According to the last published draft: "A word is defined as a character, n-gram, or sequence of characters returned by a tokenizer as a basic unit to be searched. Each instance of a word consists of one or more consecutive characters. Beyond that, words are implementation-defined. Note that consecutive words need not be separated by either punctuation or space, and words may overlap. A phrase is a sequence of ordered words which may contain any number of words." I'm not convinced we should use "word", which has its own semantics in plain English, in the above definition. The problem I have with "word" is that it may get confused with the meaning of "word" in plain English which is associated with a concept. Notice that an N-gram or an arbitrary sequence of characters does not have such connotation. I think the definition above relates more to "token". In fact later we later refer to words as tokens: "Whatever a tokenizer for a particular language chooses to do, it must preserve the containment hierarchy: paragraphs contain sentences which contain words. The tokenizer has to evaluate two equal strings in the same way, i.e., it should identify the same tokens." and also use the data structure called TokenInfo. I think its better to use tokens all throughout the document or clearly state that words and tokens mean the same thing.

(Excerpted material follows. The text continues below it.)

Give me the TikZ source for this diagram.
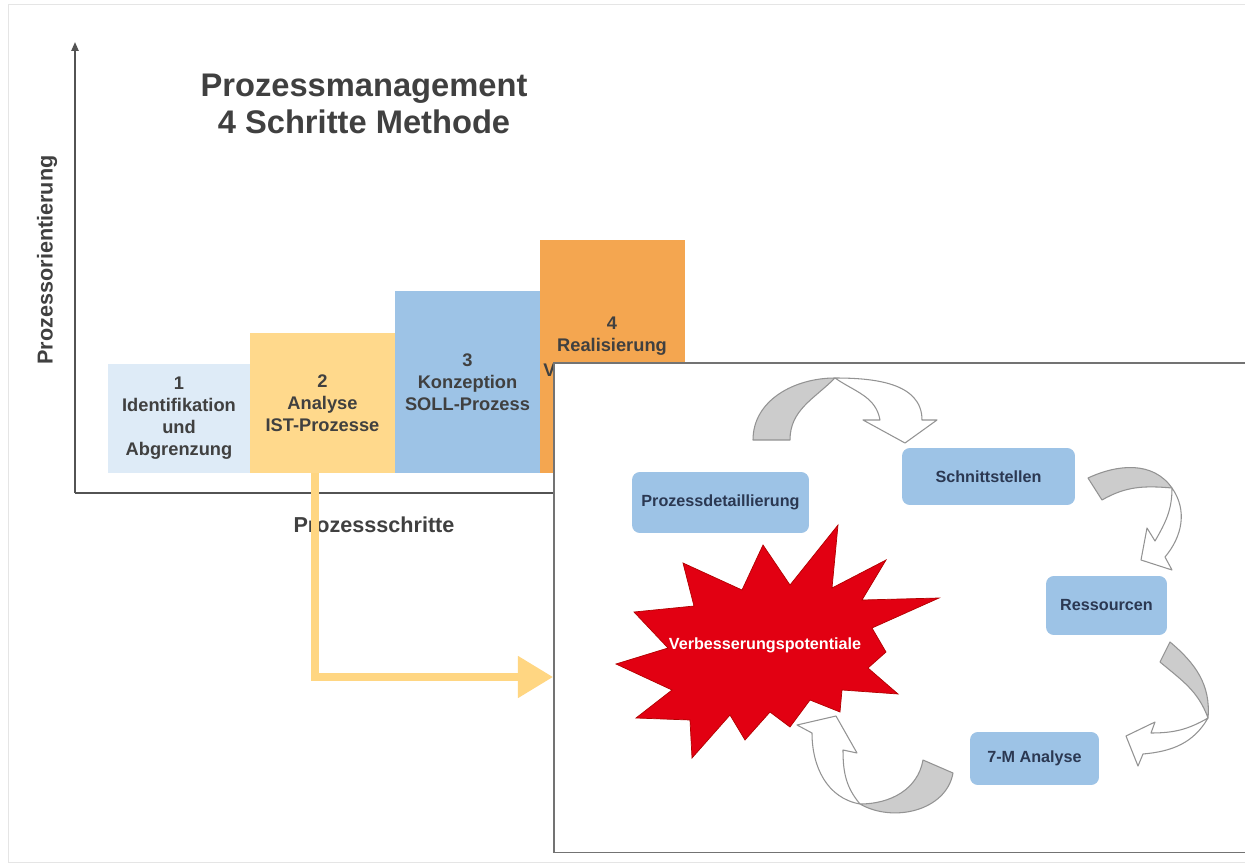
\documentclass[tikz,border=0pt]{standalone}
\usepackage{fontspec}
\setmainfont{Liberation Sans}
\usetikzlibrary{positioning,arrows.meta}
\definecolor{hellblau}{RGB}{222,235,247}
\definecolor{gelb}{RGB}{255,217,140}
\definecolor{blau}{RGB}{157,195,230}
\definecolor{orangebox}{RGB}{244,166,80}
\definecolor{pfeil}{RGB}{255,214,130}
\definecolor{sternrot}{RGB}{226,0,18}
\definecolor{textgrau}{RGB}{64,64,64}
\definecolor{boxtext}{RGB}{43,56,82}
\tikzset{
  stepbox/.style={inner sep=0pt, align=center, text=textgrau,
    font=\fontsize{10.4}{12.5}\selectfont\bfseries},
  subbox/.style={rounded corners=4.5pt, fill=blau, inner sep=0pt, text=boxtext,
    font=\fontsize{9.2}{11}\selectfont\bfseries},
  achse/.style={draw=textgrau!90, line width=1.1pt},
  axislabel/.style={text=textgrau, font=\fontsize{12.3}{14}\selectfont\bfseries},
  titel/.style={align=center, text=textgrau, font=\fontsize{18.6}{21.5}\selectfont\bfseries},
  insetbox/.style={draw=gray!90!black, line width=0.9pt, fill=white, inner sep=0pt},
  twistgrau/.style={fill=gray!40, draw=gray!85, line width=0.6pt, line join=round},
  twistweiss/.style={fill=white, draw=gray!85, line width=0.6pt, line join=round},
  pfeillinie/.style={draw=pfeil, line width=4pt, -{Triangle[length=20pt,width=23pt]}},
}

\begin{document}
\begin{tikzpicture}[x=0.02cm,y=-0.02cm]
  \useasboundingbox (0,0) rectangle (1245,865);
  \clip (0,0) rectangle (1245,865);
  \fill[white] (0,0) rectangle (1245,865);
  \draw[gray!20] (8,4) rectangle (1260,862);

  %axes
  \coordinate (ursprung) at (75,493);
  \coordinate (yspitze) at (75,42);
  \coordinate (xende) at (560,493);
  \draw[achse,-{Triangle[length=5pt,width=4pt]}] (ursprung) -- (yspitze);
  \draw[achse] (ursprung) -- (xende);
  \node[axislabel, rotate=90] (ylab) at (47,260) {Prozessorientierung};
  \node[axislabel] (xlab) at (374,525) {Prozessschritte};
  \node[titel] (titel) at (364,104) {Prozessmanagement\\4 Schritte Methode};

  %steps
  \node[stepbox, fill=hellblau, minimum width=2.84cm, minimum height=2.18cm] (s1) at (179,418.5) {1\\Identifikation\\und\\Abgrenzung};
  \node[stepbox, fill=gelb, minimum width=2.9cm, minimum height=2.8cm] (s2) at (322.5,403) {2\\Analyse\\IST-Prozesse};
  \node[stepbox, fill=blau, minimum width=2.9cm, minimum height=3.64cm] (s3) at (467.5,382) {3\\Konzeption\\SOLL-Prozess};
  \node[stepbox, fill=orangebox, minimum width=2.9cm, minimum height=4.66cm] (s4) at (612.5,356.5) {};
  \node[stepbox] (s4text) at (612,336) {4\\Realisierung};
  \node[stepbox, anchor=west] (s4v) at (543,370) {V};

  %detail window
  \node[insetbox, anchor=north west, minimum width=14.5cm, minimum height=9.8cm] (inset) at (553,362) {};
  \node[subbox, minimum width=3.54cm, minimum height=1.22cm] (p1) at (720.5,502.5) {Prozessdetaillierung};
  \node[subbox, minimum width=3.46cm, minimum height=1.14cm] (p2) at (988.5,476.5) {Schnittstellen};
  \node[subbox, minimum width=2.42cm, minimum height=1.18cm] (p3) at (1106.5,605.5) {Ressourcen};
  \node[subbox, minimum width=2.58cm, minimum height=1.06cm] (p4) at (1034.5,758.5) {7-M Analyse};

  %star
  \filldraw[fill=sternrot, draw=red!70!black, line width=0.4pt, line join=miter]
    (838,525) -- (832,588) -- (886,560) -- (862,600) -- (939,598) -- (872,628)
    -- (886,652) -- (868,668) -- (898,694) -- (842,690) -- (840,712) -- (810,700)
    -- (790,727) -- (770,712) -- (745,740) -- (730,715) -- (692,758) -- (690,720)
    -- (636,718) -- (672,690) -- (616,664) -- (668,648) -- (634,612) -- (694,606)
    -- (683,563) -- (742,590) -- (763,545) -- (790,585) -- cycle;
  \node[text=white, font=\fontsize{9.2}{11}\selectfont\bfseries] (stern) at (765,645) {Verbesserungspotentiale};

  %curved arrows
  \draw[twistgrau] (753,440) to[out=90,in=180] (835,378)
    to[out=225,in=90] (790,440) -- cycle;
  \draw[twistweiss] (835,378) to[out=0,in=90] (922,420) -- (937,420) -- (905,443)
    -- (863,420) -- (880,420) to[out=100,in=-35] (835,378) -- cycle;

  \draw[twistgrau] (1088,478) to[out=25,in=125] (1172,488)
    to[out=175,in=30] (1102,500) -- cycle;
  \draw[twistweiss] (1172,488) to[out=-55,in=50] (1165,557) -- (1172,570) -- (1141,560)
    -- (1147,528) -- (1155,541) to[out=60,in=-90] (1172,488) -- cycle;

  \draw[twistgrau] (1170,642) to[out=-40,in=85] (1208,718)
    to[out=110,in=-40] (1160,662) -- cycle;
  \draw[twistweiss] (1208,718) to[out=-150,in=0] (1151,733) -- (1155,722) -- (1126,736)
    -- (1138,766) -- (1143,754) to[out=5,in=-120] (1208,718) -- cycle;

  \draw[twistgrau] (923,760) to[out=-100,in=0] (860,804)
    to[out=-30,in=-100] (953,773) -- cycle;
  \draw[twistweiss] (860,804) to[out=170,in=-90] (812,733) -- (797,725) -- (836,716)
    -- (857,753) -- (843,750) to[out=-90,in=130] (860,804) -- cycle;

  %link from step 2 to the window
  \coordinate (knick) at (315,677);
  \coordinate (ziel) at (inset.west |- knick);
  \draw[pfeillinie] (s2.south -| knick) -- (knick) -- (ziel);
\end{tikzpicture}
\end{document}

Thanks for raising this discrepancy Joaquin. Early on, in consultation with the I18n, we decided to use "words" not "tokens". It holds more meaning and is less obscure. I still feel strongly that we were right in that decision. We struggled, again with assistance from the I18n, to produce what I think is an excellent definition of the word "word". In Section 4 we use "TokenInfo" (and define it) and variables such as "$searchToken". I would prefer they be "WordInfo" and $searchWord", but can live with these. In Section 4 I see occurrences of token and search token. I would like to see these changed to word, $searchToken, or another variable name where appropriate. If we decide we need to keep the word "token" in Section 4, I agree it should be defined, defined as a word returned by a tokenizer used as a search operand. I think I am correct that a token is always a word? When we treat phrases, sentences, and paragraphs as single units we call them intervals, right?
This comment amends my previous one which said: >If we decide we need to keep the word "token" in Section 4, I agree it should >be defined, defined as a word returned by a tokenizer used as a search operand. Remembering that Full Text is part of XQuery and XPath and may someday fold into those specs, and knowing the XQuery uses the word "token" for items other than words (without defining it), we probably should not use tokens in a more restrictive way within Full text, so we probably shouldn't define tokens in terms of words within Full Text. I recommend always using "word" instead of "token" because it is more specific to full-text querying.
If "word" is an issue, what about "term"? It is used heavily in information retrieval to mean "word".
The problem is that the implementation community always uses the term "token" and not word. Since this is primarily an implementation spec, I strongly urge us to use a term that the implementers can understand!
Changed occurrences of word into token wherever it makes sense since word has a special meaning in english. Also, added that word and token in some natural languages refer to the same concept.